[Goal]
Leaving out the pictures, retype the lines from the beginning of the listing through the line containing "var R = 121, RK".

[Provided entries]
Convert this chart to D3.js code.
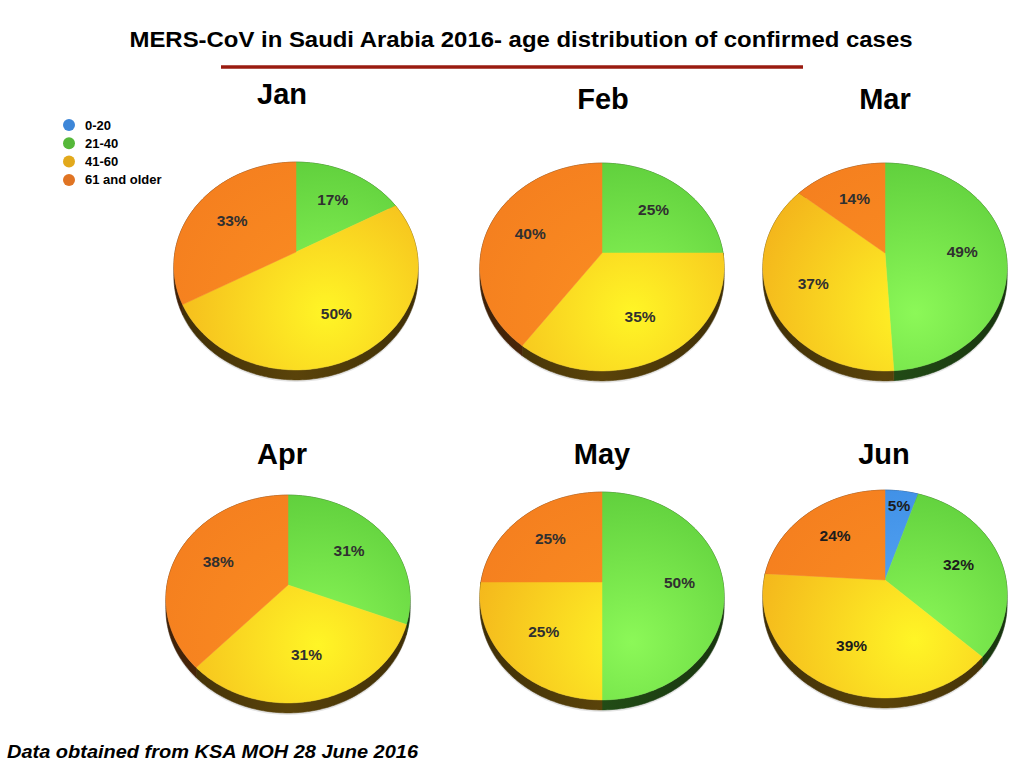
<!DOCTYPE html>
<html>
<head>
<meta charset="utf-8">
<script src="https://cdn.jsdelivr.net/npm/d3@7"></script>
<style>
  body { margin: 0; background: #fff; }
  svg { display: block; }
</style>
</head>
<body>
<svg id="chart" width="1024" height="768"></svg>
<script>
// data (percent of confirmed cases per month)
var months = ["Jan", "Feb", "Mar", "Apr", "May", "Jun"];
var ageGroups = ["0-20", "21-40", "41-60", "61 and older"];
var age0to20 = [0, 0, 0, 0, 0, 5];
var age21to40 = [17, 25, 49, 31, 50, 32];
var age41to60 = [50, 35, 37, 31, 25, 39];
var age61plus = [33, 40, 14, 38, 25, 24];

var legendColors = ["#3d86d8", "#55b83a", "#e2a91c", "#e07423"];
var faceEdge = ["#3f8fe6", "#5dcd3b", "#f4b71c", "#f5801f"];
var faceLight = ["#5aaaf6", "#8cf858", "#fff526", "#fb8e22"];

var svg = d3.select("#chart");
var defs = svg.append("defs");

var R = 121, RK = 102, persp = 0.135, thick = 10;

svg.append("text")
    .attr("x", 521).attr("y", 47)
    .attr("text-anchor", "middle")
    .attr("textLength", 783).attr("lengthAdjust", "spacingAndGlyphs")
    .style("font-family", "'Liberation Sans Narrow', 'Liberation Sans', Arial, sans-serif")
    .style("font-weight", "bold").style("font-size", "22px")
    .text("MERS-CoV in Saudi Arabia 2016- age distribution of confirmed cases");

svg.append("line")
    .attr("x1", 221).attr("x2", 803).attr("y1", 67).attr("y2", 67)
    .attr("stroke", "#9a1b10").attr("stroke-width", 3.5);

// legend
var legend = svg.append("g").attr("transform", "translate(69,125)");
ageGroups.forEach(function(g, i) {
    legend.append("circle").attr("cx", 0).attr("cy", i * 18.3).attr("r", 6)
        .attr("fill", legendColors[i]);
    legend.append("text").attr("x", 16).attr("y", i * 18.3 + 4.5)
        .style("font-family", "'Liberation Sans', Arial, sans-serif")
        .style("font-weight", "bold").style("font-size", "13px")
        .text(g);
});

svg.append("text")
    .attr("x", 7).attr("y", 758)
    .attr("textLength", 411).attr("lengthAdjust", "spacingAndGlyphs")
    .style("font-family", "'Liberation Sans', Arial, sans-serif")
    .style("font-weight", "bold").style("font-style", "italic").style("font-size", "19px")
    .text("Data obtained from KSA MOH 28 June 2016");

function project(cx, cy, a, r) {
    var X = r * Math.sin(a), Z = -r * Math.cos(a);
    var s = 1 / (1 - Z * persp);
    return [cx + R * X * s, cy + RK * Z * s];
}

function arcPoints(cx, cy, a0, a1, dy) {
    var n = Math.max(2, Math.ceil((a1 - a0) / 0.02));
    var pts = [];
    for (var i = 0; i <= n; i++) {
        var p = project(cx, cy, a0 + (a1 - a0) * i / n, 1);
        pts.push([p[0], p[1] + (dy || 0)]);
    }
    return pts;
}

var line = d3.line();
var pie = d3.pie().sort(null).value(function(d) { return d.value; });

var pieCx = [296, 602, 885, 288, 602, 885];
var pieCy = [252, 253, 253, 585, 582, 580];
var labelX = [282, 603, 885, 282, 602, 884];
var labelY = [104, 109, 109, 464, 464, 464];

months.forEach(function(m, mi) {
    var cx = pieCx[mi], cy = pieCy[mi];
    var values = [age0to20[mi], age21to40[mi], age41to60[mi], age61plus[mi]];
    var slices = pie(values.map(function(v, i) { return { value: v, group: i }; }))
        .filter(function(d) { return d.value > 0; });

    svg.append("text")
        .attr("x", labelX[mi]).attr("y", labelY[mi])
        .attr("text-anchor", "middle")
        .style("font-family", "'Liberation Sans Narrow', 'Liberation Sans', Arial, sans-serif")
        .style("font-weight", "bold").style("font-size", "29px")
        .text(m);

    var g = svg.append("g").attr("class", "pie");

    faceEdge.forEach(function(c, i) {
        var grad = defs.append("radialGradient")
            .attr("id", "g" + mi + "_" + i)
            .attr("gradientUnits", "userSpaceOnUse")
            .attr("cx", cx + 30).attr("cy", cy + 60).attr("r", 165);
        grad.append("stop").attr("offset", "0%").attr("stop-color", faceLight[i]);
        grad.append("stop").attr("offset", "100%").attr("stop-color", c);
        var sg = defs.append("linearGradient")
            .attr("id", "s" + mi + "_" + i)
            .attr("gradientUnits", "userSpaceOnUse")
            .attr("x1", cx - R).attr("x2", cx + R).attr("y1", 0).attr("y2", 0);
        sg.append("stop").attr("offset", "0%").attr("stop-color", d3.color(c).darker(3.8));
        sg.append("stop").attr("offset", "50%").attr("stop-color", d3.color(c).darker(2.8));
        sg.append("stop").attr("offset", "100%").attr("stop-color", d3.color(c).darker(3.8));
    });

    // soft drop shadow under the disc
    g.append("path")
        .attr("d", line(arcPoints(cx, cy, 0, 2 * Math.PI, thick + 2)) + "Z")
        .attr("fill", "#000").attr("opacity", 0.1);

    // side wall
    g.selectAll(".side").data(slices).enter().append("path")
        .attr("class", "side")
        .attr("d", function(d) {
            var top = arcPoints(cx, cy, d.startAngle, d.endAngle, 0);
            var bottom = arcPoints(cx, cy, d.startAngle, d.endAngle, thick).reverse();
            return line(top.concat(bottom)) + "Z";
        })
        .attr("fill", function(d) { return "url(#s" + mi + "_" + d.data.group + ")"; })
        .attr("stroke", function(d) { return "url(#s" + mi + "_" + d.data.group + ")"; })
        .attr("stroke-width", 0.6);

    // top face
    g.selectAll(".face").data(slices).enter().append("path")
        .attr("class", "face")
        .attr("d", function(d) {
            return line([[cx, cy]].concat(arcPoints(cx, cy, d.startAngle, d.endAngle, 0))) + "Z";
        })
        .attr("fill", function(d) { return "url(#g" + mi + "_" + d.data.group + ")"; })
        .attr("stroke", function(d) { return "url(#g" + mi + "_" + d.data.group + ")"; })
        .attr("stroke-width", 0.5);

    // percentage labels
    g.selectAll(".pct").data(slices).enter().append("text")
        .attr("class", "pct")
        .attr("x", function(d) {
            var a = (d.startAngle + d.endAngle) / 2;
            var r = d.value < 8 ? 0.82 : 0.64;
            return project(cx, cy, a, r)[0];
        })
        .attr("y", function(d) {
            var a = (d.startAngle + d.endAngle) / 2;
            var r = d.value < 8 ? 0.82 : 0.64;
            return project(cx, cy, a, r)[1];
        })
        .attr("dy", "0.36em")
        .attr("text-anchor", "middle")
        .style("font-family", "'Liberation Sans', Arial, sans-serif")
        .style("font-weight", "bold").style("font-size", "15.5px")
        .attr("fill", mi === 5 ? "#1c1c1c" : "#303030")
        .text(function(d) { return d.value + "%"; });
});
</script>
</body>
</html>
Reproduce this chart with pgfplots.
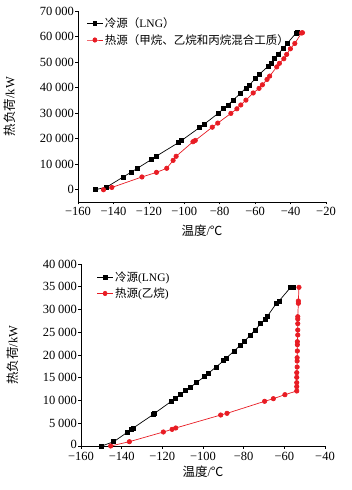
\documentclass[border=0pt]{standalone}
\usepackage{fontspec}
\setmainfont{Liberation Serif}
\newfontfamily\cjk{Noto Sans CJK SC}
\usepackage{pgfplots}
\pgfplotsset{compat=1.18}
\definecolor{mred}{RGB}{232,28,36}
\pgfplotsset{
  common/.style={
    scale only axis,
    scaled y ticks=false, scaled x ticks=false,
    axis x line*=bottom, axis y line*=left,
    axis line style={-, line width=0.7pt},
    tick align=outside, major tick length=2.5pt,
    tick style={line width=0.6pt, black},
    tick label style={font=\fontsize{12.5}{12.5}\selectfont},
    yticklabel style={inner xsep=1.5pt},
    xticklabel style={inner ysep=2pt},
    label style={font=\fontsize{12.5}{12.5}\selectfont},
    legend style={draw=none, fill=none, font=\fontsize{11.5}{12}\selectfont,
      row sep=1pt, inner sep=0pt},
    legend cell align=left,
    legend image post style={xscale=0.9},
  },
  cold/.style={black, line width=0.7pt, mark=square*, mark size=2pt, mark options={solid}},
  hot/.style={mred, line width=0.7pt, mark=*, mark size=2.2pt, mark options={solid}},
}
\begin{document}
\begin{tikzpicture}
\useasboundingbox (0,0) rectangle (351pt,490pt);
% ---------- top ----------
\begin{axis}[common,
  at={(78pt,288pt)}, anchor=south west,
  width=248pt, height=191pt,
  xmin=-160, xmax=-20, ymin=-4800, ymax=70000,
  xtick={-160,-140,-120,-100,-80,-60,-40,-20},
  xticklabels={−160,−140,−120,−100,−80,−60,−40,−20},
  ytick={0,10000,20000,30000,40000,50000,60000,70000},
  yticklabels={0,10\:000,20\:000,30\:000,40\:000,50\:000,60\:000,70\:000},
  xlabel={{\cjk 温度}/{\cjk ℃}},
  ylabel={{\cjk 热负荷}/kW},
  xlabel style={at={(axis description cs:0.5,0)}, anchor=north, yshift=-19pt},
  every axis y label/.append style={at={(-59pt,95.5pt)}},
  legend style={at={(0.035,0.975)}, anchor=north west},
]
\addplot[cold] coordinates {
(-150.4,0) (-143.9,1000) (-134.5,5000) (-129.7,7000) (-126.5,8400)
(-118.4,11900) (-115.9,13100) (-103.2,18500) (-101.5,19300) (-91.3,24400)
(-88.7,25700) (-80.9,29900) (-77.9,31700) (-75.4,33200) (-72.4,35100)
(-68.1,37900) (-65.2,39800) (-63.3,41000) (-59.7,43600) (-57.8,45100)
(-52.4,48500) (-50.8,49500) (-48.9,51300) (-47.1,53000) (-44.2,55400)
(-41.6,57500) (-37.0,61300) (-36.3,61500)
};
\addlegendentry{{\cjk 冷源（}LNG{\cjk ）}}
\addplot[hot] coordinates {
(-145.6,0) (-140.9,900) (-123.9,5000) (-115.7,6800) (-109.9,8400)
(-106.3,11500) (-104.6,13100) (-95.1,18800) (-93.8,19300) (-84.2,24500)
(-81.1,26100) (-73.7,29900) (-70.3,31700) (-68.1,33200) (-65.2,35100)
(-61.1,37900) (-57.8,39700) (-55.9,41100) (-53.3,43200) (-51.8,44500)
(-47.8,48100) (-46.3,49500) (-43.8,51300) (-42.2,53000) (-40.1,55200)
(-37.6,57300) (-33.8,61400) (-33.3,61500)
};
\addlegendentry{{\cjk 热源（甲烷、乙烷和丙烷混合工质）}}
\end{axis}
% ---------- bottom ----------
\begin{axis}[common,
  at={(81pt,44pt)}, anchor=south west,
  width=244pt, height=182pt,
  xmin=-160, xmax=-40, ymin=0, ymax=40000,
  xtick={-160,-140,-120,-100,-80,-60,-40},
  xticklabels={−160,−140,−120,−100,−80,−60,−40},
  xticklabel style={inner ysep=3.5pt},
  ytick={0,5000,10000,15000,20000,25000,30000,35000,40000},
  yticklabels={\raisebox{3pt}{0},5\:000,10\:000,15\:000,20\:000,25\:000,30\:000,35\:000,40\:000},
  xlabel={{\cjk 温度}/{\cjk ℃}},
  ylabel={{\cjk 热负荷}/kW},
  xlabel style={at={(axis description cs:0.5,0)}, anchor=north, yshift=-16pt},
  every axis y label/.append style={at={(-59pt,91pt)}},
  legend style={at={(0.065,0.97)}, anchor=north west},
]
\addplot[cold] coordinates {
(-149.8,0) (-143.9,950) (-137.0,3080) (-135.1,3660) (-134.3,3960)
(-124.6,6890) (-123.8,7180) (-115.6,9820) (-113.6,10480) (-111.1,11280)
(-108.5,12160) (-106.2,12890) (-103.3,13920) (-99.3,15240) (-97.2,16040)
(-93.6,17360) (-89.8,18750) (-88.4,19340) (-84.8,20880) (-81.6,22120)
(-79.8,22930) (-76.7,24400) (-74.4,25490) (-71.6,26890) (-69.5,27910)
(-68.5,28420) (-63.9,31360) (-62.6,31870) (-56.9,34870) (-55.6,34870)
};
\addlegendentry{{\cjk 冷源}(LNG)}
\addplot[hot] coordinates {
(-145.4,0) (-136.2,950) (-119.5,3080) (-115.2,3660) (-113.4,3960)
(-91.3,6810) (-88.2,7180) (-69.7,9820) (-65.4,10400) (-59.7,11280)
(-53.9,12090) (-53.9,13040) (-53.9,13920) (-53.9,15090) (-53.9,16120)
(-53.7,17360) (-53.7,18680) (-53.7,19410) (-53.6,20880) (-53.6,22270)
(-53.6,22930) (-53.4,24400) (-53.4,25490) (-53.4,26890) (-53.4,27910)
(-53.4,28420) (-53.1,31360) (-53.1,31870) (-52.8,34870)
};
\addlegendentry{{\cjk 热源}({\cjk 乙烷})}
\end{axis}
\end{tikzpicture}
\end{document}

[Task answer]
Convert this chart to D3.js code.
<!DOCTYPE html>
<html>
<head>
<meta charset="utf-8">
<script src="https://cdn.jsdelivr.net/npm/d3@7"></script>
<style>
  body { margin: 0; background: #fff; }
  svg { display: block; }
</style>
</head>
<body>
<svg id="chart" width="1024" height="768"></svg>
<script>
// data (percent of confirmed cases per month)
var months = ["Jan", "Feb", "Mar", "Apr", "May", "Jun"];
var ageGroups = ["0-20", "21-40", "41-60", "61 and older"];
var age0to20 = [0, 0, 0, 0, 0, 5];
var age21to40 = [17, 25, 49, 31, 50, 32];
var age41to60 = [50, 35, 37, 31, 25, 39];
var age61plus = [33, 40, 14, 38, 25, 24];

var legendColors = ["#3d86d8", "#55b83a", "#e2a91c", "#e07423"];
var faceEdge = ["#3f8fe6", "#5dcd3b", "#f4b71c", "#f5801f"];
var faceLight = ["#5aaaf6", "#8cf858", "#fff526", "#fb8e22"];

var svg = d3.select("#chart");
var defs = svg.append("defs");

var R = 121, RK = 102, persp = 0.135, thick = 10;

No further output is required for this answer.